Toxic Leadership: 5 People Churches Should Never Hire, by Tobin Perry
From time to time  I like to read books about church leadership and how it is viewed from a somewhat worldly perspective. There are a wide variety of leadership consultants whose markets are churches and at times it can be immensely intriguing to see what is said by such people about how churches should be led and what kind of people should be put into positions of paid leadership, or, as this book deals with, what sort of people should never, under any circumstances, be hired by a church. Beyond my own intellectual curiosity in the subject, I find books like this to be of interest as a way of self-examination and reflection. Am I the sort of person that is toxic to a church culture? If so, and if it can be recognized by consultants, then clearly I have a great deal of work to do on myself. It is with that mindset that I approach material like this, both as something interesting to see from the point of view of another and as something that encourages me to work on my own issues with all the help I can get from God above.
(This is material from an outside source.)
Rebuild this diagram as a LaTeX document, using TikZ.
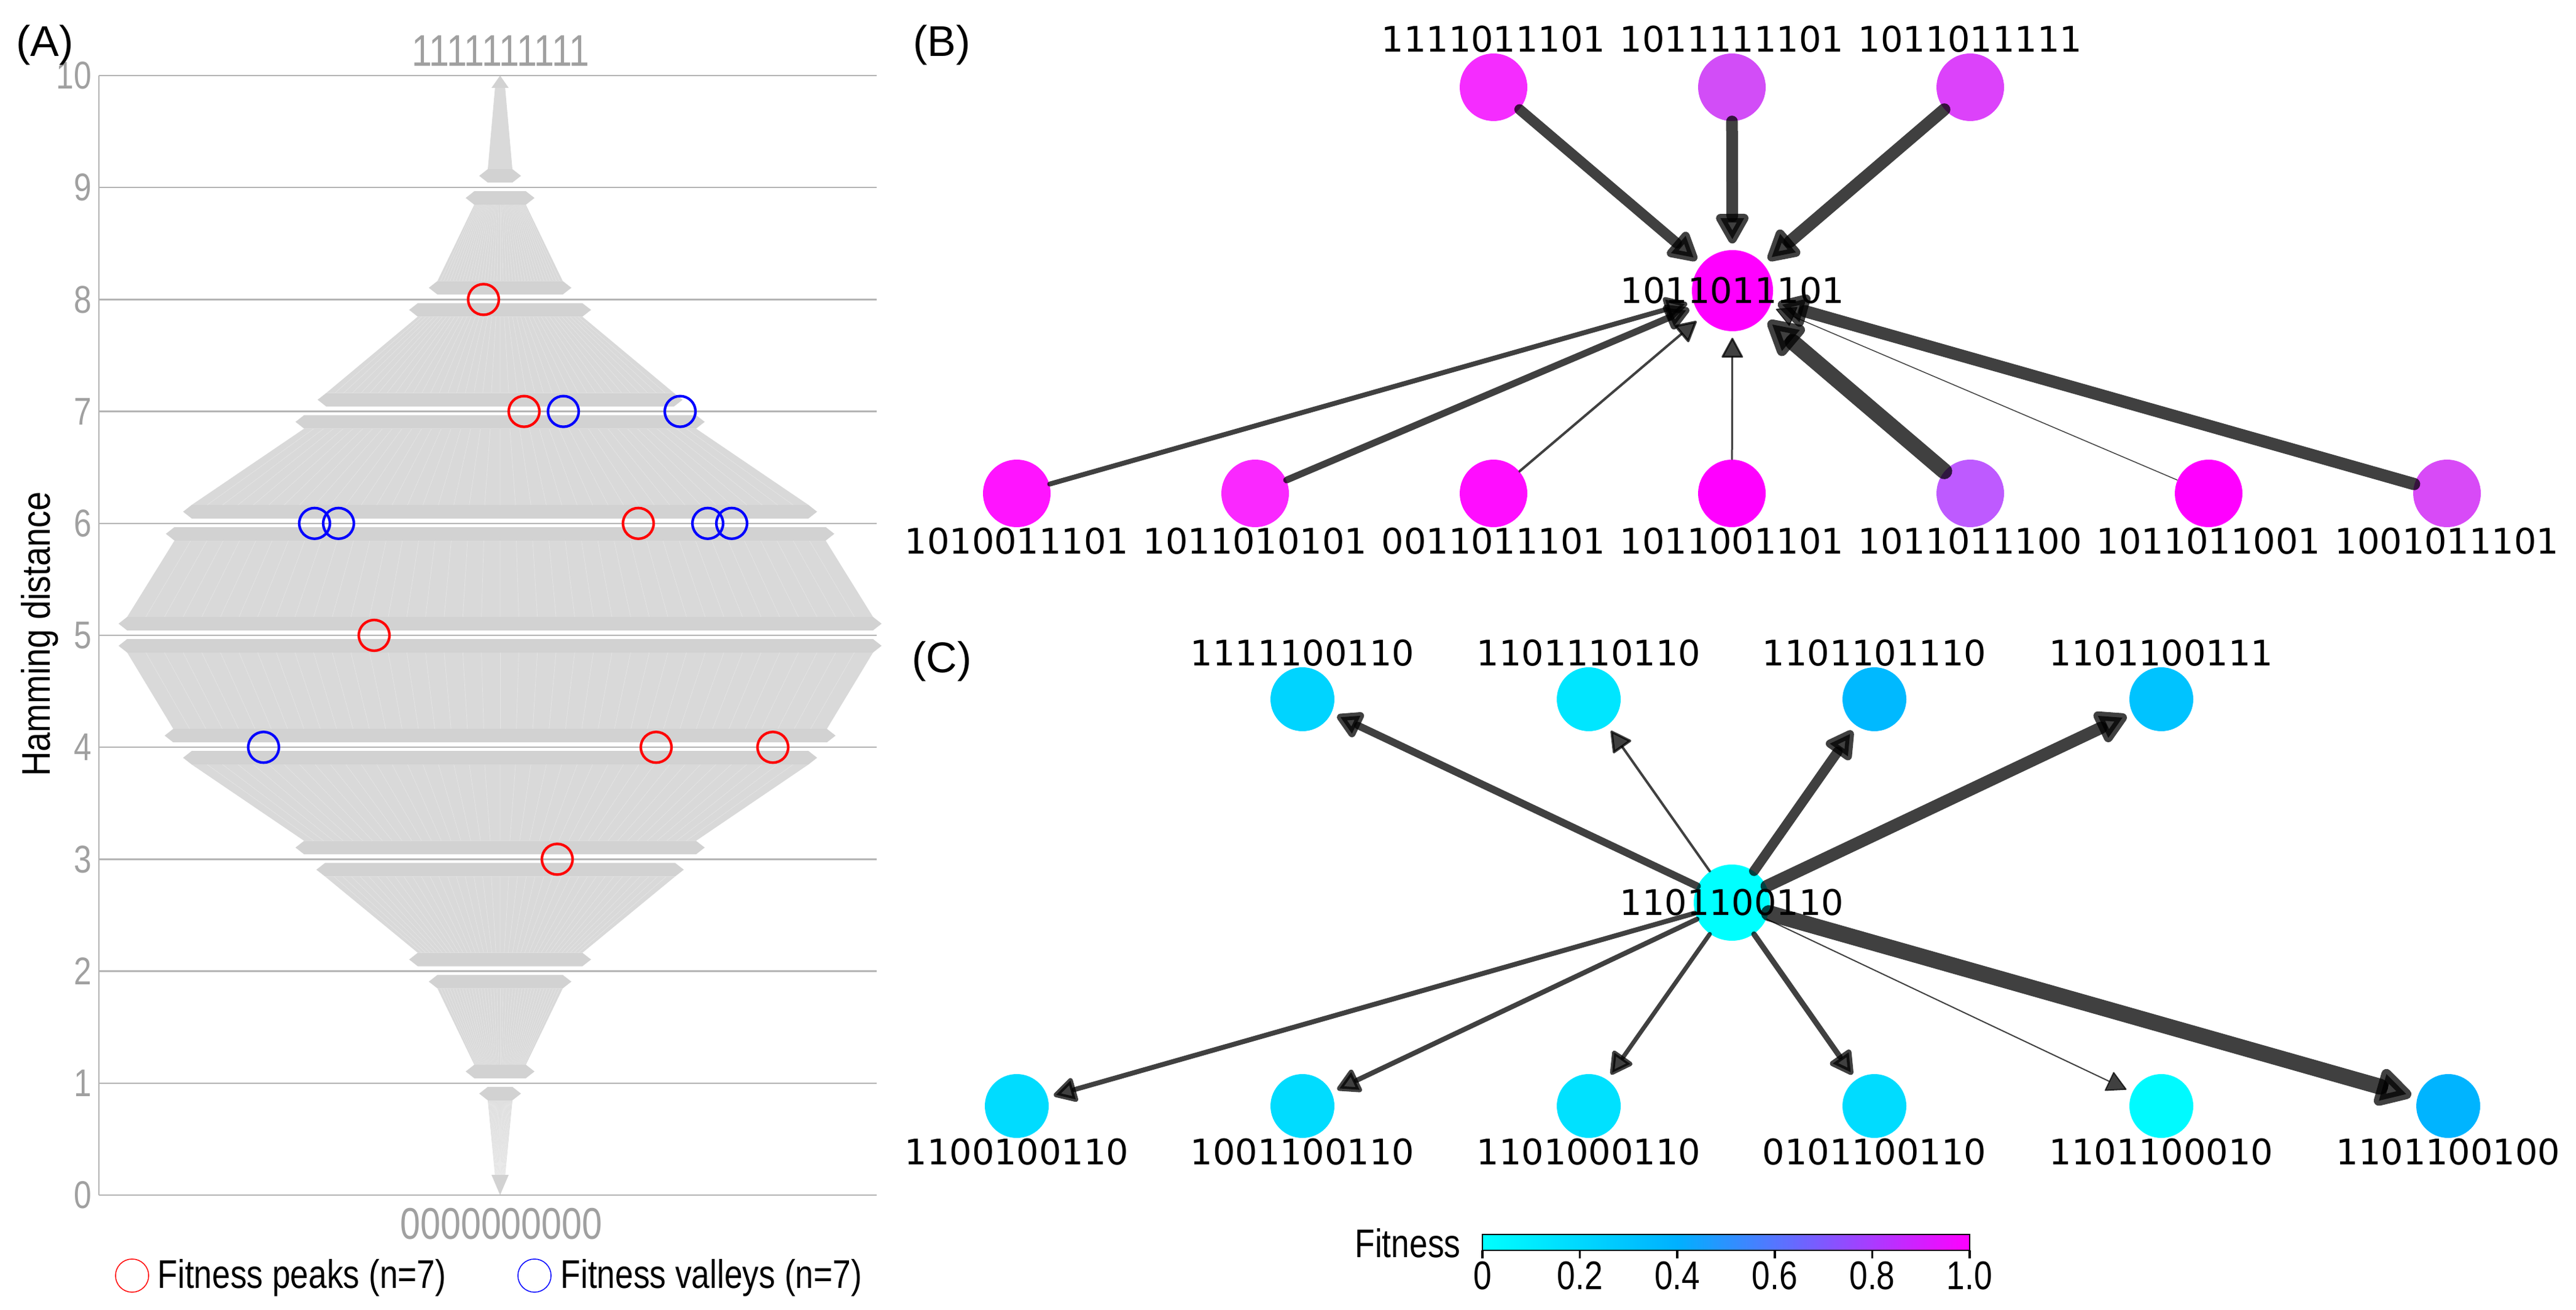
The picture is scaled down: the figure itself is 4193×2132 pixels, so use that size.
\documentclass[tikz,border=0pt]{standalone}
\usepackage{fontspec}
\setmainfont{Liberation Sans}
\newfontfamily\genofont{DejaVu Sans}
\usetikzlibrary{arrows.meta}

% Cores
\definecolor{fan}{HTML}{D9D9D9}
\definecolor{band}{HTML}{D2D2D2}
\definecolor{grid}{HTML}{B4B4B4}
\definecolor{axtext}{HTML}{A0A0A0}
\definecolor{peak}{HTML}{FF0000}
\definecolor{valley}{HTML}{0000FF}
\definecolor{fitlow}{HTML}{00FFFF}
\definecolor{fitmid}{HTML}{00B0FF}
\definecolor{fithigh}{HTML}{FF00FF}
% B
\definecolor{f1011011101}{HTML}{FF00FF}
\definecolor{f1111011101}{HTML}{F52CFF}
\definecolor{f1011111101}{HTML}{D24DF7}
\definecolor{f1011011111}{HTML}{DC42FA}
\definecolor{f1010011101}{HTML}{FF14FF}
\definecolor{f1011010101}{HTML}{FA28FF}
\definecolor{f0011011101}{HTML}{FF0DFF}
\definecolor{f1011001101}{HTML}{FF00FF}
\definecolor{f1011011100}{HTML}{BE5AFF}
\definecolor{f1011011001}{HTML}{FF00FF}
\definecolor{f1001011101}{HTML}{D84AF7}
% C
\definecolor{f1101100110}{HTML}{00FFFF}
\definecolor{f1111100110}{HTML}{00D4FF}
\definecolor{f1101110110}{HTML}{00E6FF}
\definecolor{f1101101110}{HTML}{00B9FF}
\definecolor{f1101100111}{HTML}{00C3FF}
\definecolor{f1100100110}{HTML}{00DCFF}
\definecolor{f1001100110}{HTML}{00DCFF}
\definecolor{f1101000110}{HTML}{00E1FF}
\definecolor{f0101100110}{HTML}{00DCFF}
\definecolor{f1101100010}{HTML}{00FAFF}
\definecolor{f1101100100}{HTML}{00B4FF}

\newcommand{\narrow}[1]{\scalebox{0.82}[1]{#1}}

\tikzset{
  panel/.style={font=\fontsize{19.9}{22}\selectfont, inner sep=0pt},
  lvl/.style={text=axtext, font=\fontsize{17.9}{19}\selectfont, anchor=east, inner sep=0pt},
  endtxt/.style={text=axtext, font=\fontsize{20.5}{22}\selectfont, inner sep=0pt},
  legtxt/.style={font=\fontsize{18.5}{20}\selectfont, inner sep=0pt},
  glabel/.style={font=\genofont\fontsize{16.3}{18}\selectfont, inner sep=0pt},
  geno/.style={circle, fill=f#1, inner sep=0pt, minimum size=11mm, label distance=0.8mm},
  genoc/.style={circle, fill=f#1, inner sep=0pt, minimum size=10.4mm, label distance=1mm},
  edge/.style={draw=black, opacity=0.75, line cap=round, shorten >=1mm,
    -{Triangle[length=3mm 1.4, width=3.2mm 1.4, round]}}
}

\begin{document}
\begin{tikzpicture}[x=0.1mm, y=-0.1mm]
    \useasboundingbox (0,0) rectangle (4193,2132);

    % (A) Leques
    \fill[fan] (806,140) -- (822,140) -- (834,275) -- (794,275) -- cycle;
    \fill[band] (800,143) -- (828,143) -- (814,123) -- cycle;
    \foreach \k/\a/\b in {9/42/102, 8/134/283, 7/319/502, 6/530/607, 5/607/532,
                          4/502/319, 3/285/134, 2/102/42, 1/20/8} {
        \pgfmathsetmacro{\yt}{1945-182.2*\k+28}
        \pgfmathsetmacro{\yb}{1945-182.2*(\k-1)-30}
        \fill[fan] (814-\a,\yt) -- (814+\a,\yt) -- (814+\b,\yb) -- (814-\b,\yb) -- cycle;
        \foreach \i in {1,...,39} {
            \draw[white, opacity=0.3, line width=0.2pt]
                (814-\a+\a/20*\i,\yt) -- (814-\b+\b/20*\i,\yb);
        }
    }
    \fill[band] (800,1912) -- (828,1912) -- (814,1945) -- cycle;
    % Faixas
    \foreach \k/\hu/\hl in {9/20/42, 8/102/134, 7/283/319, 6/502/530, 5/607/607,
                            4/532/502, 3/319/285, 2/134/102, 1/42/20} {
        \pgfmathsetmacro{\yk}{1945-182.2*\k}
        \fill[band] (814-\hu-14,\yk-19) -- (814-\hu,\yk-30) -- (814+\hu,\yk-30)
            -- (814+\hu+14,\yk-19) -- (814+\hu,\yk-8) -- (814-\hu,\yk-8) -- cycle;
        \fill[band] (814-\hl-14,\yk+17) -- (814-\hl,\yk+6) -- (814+\hl,\yk+6)
            -- (814+\hl+14,\yk+17) -- (814+\hl,\yk+28) -- (814-\hl,\yk+28) -- cycle;
    }
    % Grade
    \draw[grid, line width=0.25mm] (161,123) -- (161,1945);
    \foreach \k in {0,...,10} {
        \pgfmathsetmacro{\yk}{1945-182.2*\k}
        \draw[grid, line width=0.25mm] (161,\yk) -- (1427,\yk);
        \node[lvl] (tick\k) at (150,\yk) {\narrow{\k}};
    }
    \node[endtxt] (top) at (815,83) {\narrow{1111111111}};
    \node[endtxt] (bottom) at (816,1992) {\narrow{0000000000}};
    \node[legtxt, rotate=90] (ylab) at (65,1032) {\scalebox{0.86}[1]{Hamming distance}};
    % Picos e vales
    \foreach \x/\k in {787/8, 853/7, 1039/6, 609/5, 1068/4, 1258/4, 907/3}
        \draw[peak, line width=0.42mm] (\x,1945-182.2*\k) circle[radius=25];
    \foreach \x/\k in {917/7, 1107/7, 512/6, 551/6, 1152/6, 1191/6, 429/4}
        \draw[valley, line width=0.42mm] (\x,1945-182.2*\k) circle[radius=25];
    % Legenda
    \draw[peak, line width=0.15mm] (215,2076) circle[radius=27];
    \node[legtxt, anchor=west] (lpeak) at (256,2080) {\narrow{Fitness peaks (n=7)}};
    \draw[valley, line width=0.15mm] (870,2076) circle[radius=27];
    \node[legtxt, anchor=west] (lvalley) at (912,2080) {\narrow{Fitness valleys (n=7)}};
    \node[panel] (lblA) at (73,73) {(A)};

    % (B)
    \node[panel] (lblB) at (1533,73) {(B)};
    \node[geno=1011011101, minimum size=13.2mm] (B1011011101) at (2820,473) {};
    \foreach \n/\x in {1111011101/2431, 1011111101/2819, 1011011111/3207}
        \node[geno=\n, label={[glabel]above:\n}] (B\n) at (\x,142) {};
    \foreach \n/\x in {1010011101/1655, 1011010101/2043, 0011011101/2431, 1011001101/2819,
                       1011011100/3207, 1011011001/3595, 1001011101/3983}
        \node[geno=\n, label={[glabel]below:\n}] (B\n) at (\x,803) {};
    \foreach \n/\w in {1111011101/1.7, 1011111101/1.9, 1011011111/2.0, 1010011101/0.8,
                       1011010101/1.1, 0011011101/0.4, 1011001101/0.3, 1011011100/2.6,
                       1011011001/0.15, 1001011101/2.0}
        \draw[line width=\w mm, edge] (B\n) -- (B1011011101);
    \node[glabel] (tB) at (B1011011101) {1011011101};

    % (C)
    \node[panel] (lblC) at (1533,1076) {(C)};
    \node[genoc=1101100110, minimum size=12.4mm] (C1101100110) at (2819,1469) {};
    \foreach \n/\x in {1111100110/2120, 1101110110/2586, 1101101110/3051, 1101100111/3518}
        \node[genoc=\n, label={[glabel]above:\n}] (C\n) at (\x,1138) {};
    \foreach \n/\x in {1100100110/1655, 1001100110/2120, 1101000110/2586, 0101100110/3051,
                       1101100010/3518, 1101100100/3985}
        \node[genoc=\n, label={[glabel]below:\n}] (C\n) at (\x,1800) {};
    \foreach \n/\w in {1111100110/1.2, 1101110110/0.4, 1101101110/1.6, 1101100111/2.0,
                       1100100110/0.8, 1001100110/0.8, 1101000110/0.7, 0101100110/0.9,
                       1101100010/0.2, 1101100100/2.6}
        \draw[line width=\w mm, edge] (C1101100110) -- (C\n);
    \node[glabel] (tC) at (C1101100110) {1101100110};

    % Escala de cores
    \shade[left color=fitlow, right color=fitmid] (2413,2009) rectangle (2731,2035);
    \shade[left color=fitmid, right color=fithigh] (2730,2009) rectangle (3206,2035);
    \draw[line width=0.15mm] (2413,2009) rectangle (3206,2035);
    \node[legtxt, anchor=east] (lfit) at (2378,2023) {\narrow{Fitness}};
    \foreach \i/\t in {0/0, 1/0.2, 2/0.4, 3/0.6, 4/0.8, 5/1.0} {
        \draw[line width=0.35mm] (2413+158.6*\i,2035) -- (2413+158.6*\i,2048);
        \node[legtxt] (fit\i) at (2413+158.6*\i,2076) {\narrow{\t}};
    }
\end{tikzpicture}
\end{document}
In about 25 pages or so, this book gives an interesting picture of 5 types of people that should never be hired for the ministry by a church. The five types are as follows: Blaming Bonnie, who never takes responsibility for her own failures and is quick to cast blame on others, Old-School Ollie who has nothing good to say about new technology or a changed approach in reaching others, Do-Everything Dan who burns himself out on serving too much and leaving no room for others to develop their gifts, Prayerless Patty who has an essentially unspritual approach to leadership, like a John Maxwell, and Ivory Tower Ivan, who is very knowledgeable about the Bible and very intellectual but not very interested in other people. I could certainly find elements of myself in these various types, and was intrigued by what sort of questions the author recommended to draw out their natures and what sort of help the author suggested in helping such people who were already employed on staff. It should be noted, of course, that I belong to a religious tradition that hires far fewer people and relies far more on volunteers than is regularly the case within the wider professed Christian world, which even hires musicians for services on many occasions, and so this book is not as relevant to me as it would perhaps be to others.
Be that as it may, a book like this is relevant on at least two levels. On the one level, this book is a reminder of the sort of qualities that hinder our ability to lead in a Christian context–a refusal to own up to our faults, a hidebound reliance on tradition that fails to recognize where God would want us to change, a lack of ability to encourage and motivate and build up others because of our own insecurities, a lack of an intimate relationship with God through prayer and Bible study, and being trapped inside our own mind and uninterested in those around us. All of these tendencies are potentially fatal to our own walk with God, regardless of what position if any we hold in a congregational or denominational hierarchy. And this, in turn, ought to encourage us all to reflect on our own spiritual state, to repent to God where necessary, to reconcile with others where possible, and to work on overcoming where we struggle and fall short. At 25 pages, this e-book provides plenty of food for thought and reflection, and fulfills its purpose well.